At this point, J. started saying that the kitchen smelled delicious. And it did. But the sauce still didn't taste quite like barbecue sauce.
I added a little more sugar.
In the end, I ended up using about 2 cups of sweetener, plus somewhere between 1 and 1 1/2 cups of vinegar. I would have preferred a nice dark molasses to sweeten, but I was out. Instead, I used up some dried-out dark brown sugar that was no longer usable for baking, the end of the cane syrup and some light brown sugar.
The sugars were the most expensive part of the mix. The paste was $1, the crushed tomatoes $1.50, the sugars altogether about $1.50. Add another 50 cents or so for the spices and vinegar, and I estimate the whole batch cost less than five dollars. I filled three pint containers. Given the minimal work involved, I would definitely say it was worth the effort.

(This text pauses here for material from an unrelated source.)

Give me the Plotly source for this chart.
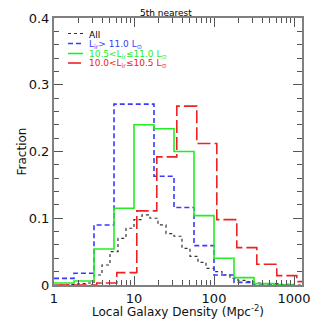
import plotly.graph_objects as go

# ---- data (log10 of density for bin edges) ----
coarse_edges_log = [0.0, 0.25, 0.5, 0.75, 1.0, 1.25, 1.5, 1.75, 2.0, 2.25, 2.5, 2.75, 3.0]
red_edges_log = [0.035, 0.285, 0.535, 0.785, 1.035, 1.285, 1.535, 1.785, 2.035, 2.285, 2.535, 2.785, 3.035, 3.285]
fine_edges_log = [0.0, 0.1, 0.2, 0.3, 0.4, 0.5, 0.6, 0.7, 0.8, 0.9, 1.0, 1.1, 1.2, 1.3, 1.4, 1.5,
                  1.6, 1.7, 1.8, 1.9, 2.0, 2.1, 2.2, 2.3, 2.4, 2.5, 2.6, 2.7, 2.8, 2.9, 3.0, 3.1]

all_vals = [0, 0, 0.001, 0.002, 0.003, 0.015, 0.03, 0.05, 0.07, 0.085, 0.098, 0.105, 0.1, 0.09,
            0.077, 0.073, 0.055, 0.043, 0.034, 0.025, 0.02, 0.015, 0.01, 0.007, 0.005, 0.003,
            0.002, 0.002, 0.001, 0.001, 0]
blue_vals = [0.010, 0.0176, 0.090, 0.271, 0.271, 0.163, 0.116, 0.059, 0.015, 0.004, 0, 0]
green_vals = [0.003, 0.006, 0.054, 0.115, 0.240, 0.234, 0.200, 0.104, 0.040, 0.011, 0.002, 0]
red_vals = [0, 0, 0.003, 0.0185, 0.111, 0.192, 0.268, 0.212, 0.098, 0.056, 0.031, 0.014, 0.005]

x_tickvals = [1, 10, 100, 1000]
x_ticktext = ["1", "10", "100", "1000"]
y_tickvals = [0, 0.1, 0.2, 0.3, 0.4]
y_ticktext = ["0", "0.1", "0.2", "0.3", "0.4"]
x_minor = [2, 3, 4, 5, 6, 7, 8, 9, 20, 30, 40, 50, 60, 70, 80, 90, 200, 300, 400, 500, 600, 700, 800, 900]

labels = ["All",
          "L<sub>ir</sub>> 11.0 L<sub>⊙</sub>",
          "10.5<L<sub>ir</sub>≤11.0 L<sub>⊙</sub>",
          "10.0<L<sub>ir</sub>≤10.5 L<sub>⊙</sub>"]

BLACK = "#333333"
BLUE = "#3a3aff"
GREEN = "#22ee22"
RED = "#ee2222"
FONT = "DejaVu Sans"

# page body has an 8px margin: figure is drawn from (8, 8) in the window
OFF = 8
W = H = 319 - OFF


def step_xy(edges_log, vals):
    xs = [10 ** e for e in edges_log]
    ys = list(vals) + [vals[-1]]
    return xs, ys


fig = go.Figure()
series = [
    (fine_edges_log, all_vals, BLACK, "dot", 1.2),
    (coarse_edges_log, blue_vals, BLUE, "5px,3px", 1.6),
    (coarse_edges_log, green_vals, GREEN, "solid", 1.6),
    (red_edges_log, red_vals, RED, "13px,4px", 1.6),
]
for name, (edges, vals, col, dash, w) in zip(labels, series):
    xs, ys = step_xy(edges, vals)
    fig.add_trace(go.Scatter(x=xs, y=ys, mode="lines", name=name,
                             line=dict(color=col, dash=dash, width=w, shape="hv"),
                             showlegend=False))

# plot area in window pixels
L, R, T, B = 54, 302, 18, 285
def px(x):
    return (x - L) / (R - L)
def py(y):
    return (B - y) / (B - T)

# ---- manual legend (compact like reference) ----
leg_rows = [33.5, 43.5, 53.5, 63]
leg_cols = [BLACK, BLUE, GREEN, RED]
leg_dash = ["dot", "5px,3px", "solid", "13px,4px"]
for yy, col, dash, lab in zip(leg_rows, leg_cols, leg_dash, labels):
    fig.add_shape(type="line", xref="paper", yref="paper",
                  x0=px(68), x1=px(83), y0=py(yy), y1=py(yy),
                  line=dict(color=col, dash=dash, width=1.6 if col != BLACK else 1.2))
    fig.add_annotation(xref="paper", yref="paper", x=px(87), y=py(yy + 1),
                       text=lab, showarrow=False, xanchor="left", yanchor="middle",
                       font=dict(family=FONT, size=9, color=col if col != BLACK else "#000000"))

fig.add_annotation(xref="paper", yref="paper", x=px(166), y=py(13),
                   text="5th nearest", showarrow=False, xanchor="center", yanchor="middle",
                   font=dict(family=FONT, size=9, color="#000000"))

axis_common = dict(showline=True, linecolor="#808080", linewidth=2, mirror="allticks",
                   ticks="inside", tickcolor="#555555", tickwidth=1, showgrid=False,
                   zeroline=False, automargin=False,
                   tickfont=dict(family=FONT, size=13, color="#111111"))

fig.update_xaxes(type="log", range=[0, 3.1], tickvals=x_tickvals, ticktext=x_ticktext,
                 ticklen=9,
                 minor=dict(tickvals=x_minor, ticks="inside", ticklen=5, tickcolor="#555555",
                            showgrid=False),
                 title=dict(text="Local Galaxy Density (Mpc<sup>-2</sup>)",
                            font=dict(family=FONT, size=12, color="#111111"), standoff=2),
                 **axis_common)
fig.update_yaxes(range=[0, 0.4], tickvals=y_tickvals, ticktext=y_ticktext, ticklen=9,
                 minor=dict(dtick=0.02, ticks="inside", ticklen=5, tickcolor="#555555",
                            showgrid=False),
                 title=dict(text="Fraction", font=dict(family=FONT, size=12, color="#111111"),
                            standoff=0),
                 **axis_common)

fig.update_layout(width=W, height=H,
                  margin=dict(l=L - OFF, r=319 - R, t=T - OFF, b=319 - B),
                  paper_bgcolor="white", plot_bgcolor="white", showlegend=False)

fig.write_html("out.html")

And the flavor? I like it very much. It takes some simmering for the flavors to meld. I would say I let it go on very low for two hours, total, stirring whenever I remembered to. But the end result was exactly was I was hoping for - definitely bbq sauce, but not so sweet as the supermarket variety, with more complexity of spicing and more tomato presence. I froze two containers and kept one in the fridge. Given the high sugar and acid levels, I suspect it will keep for some time. Of course, if the weather holds, it probably won't have to.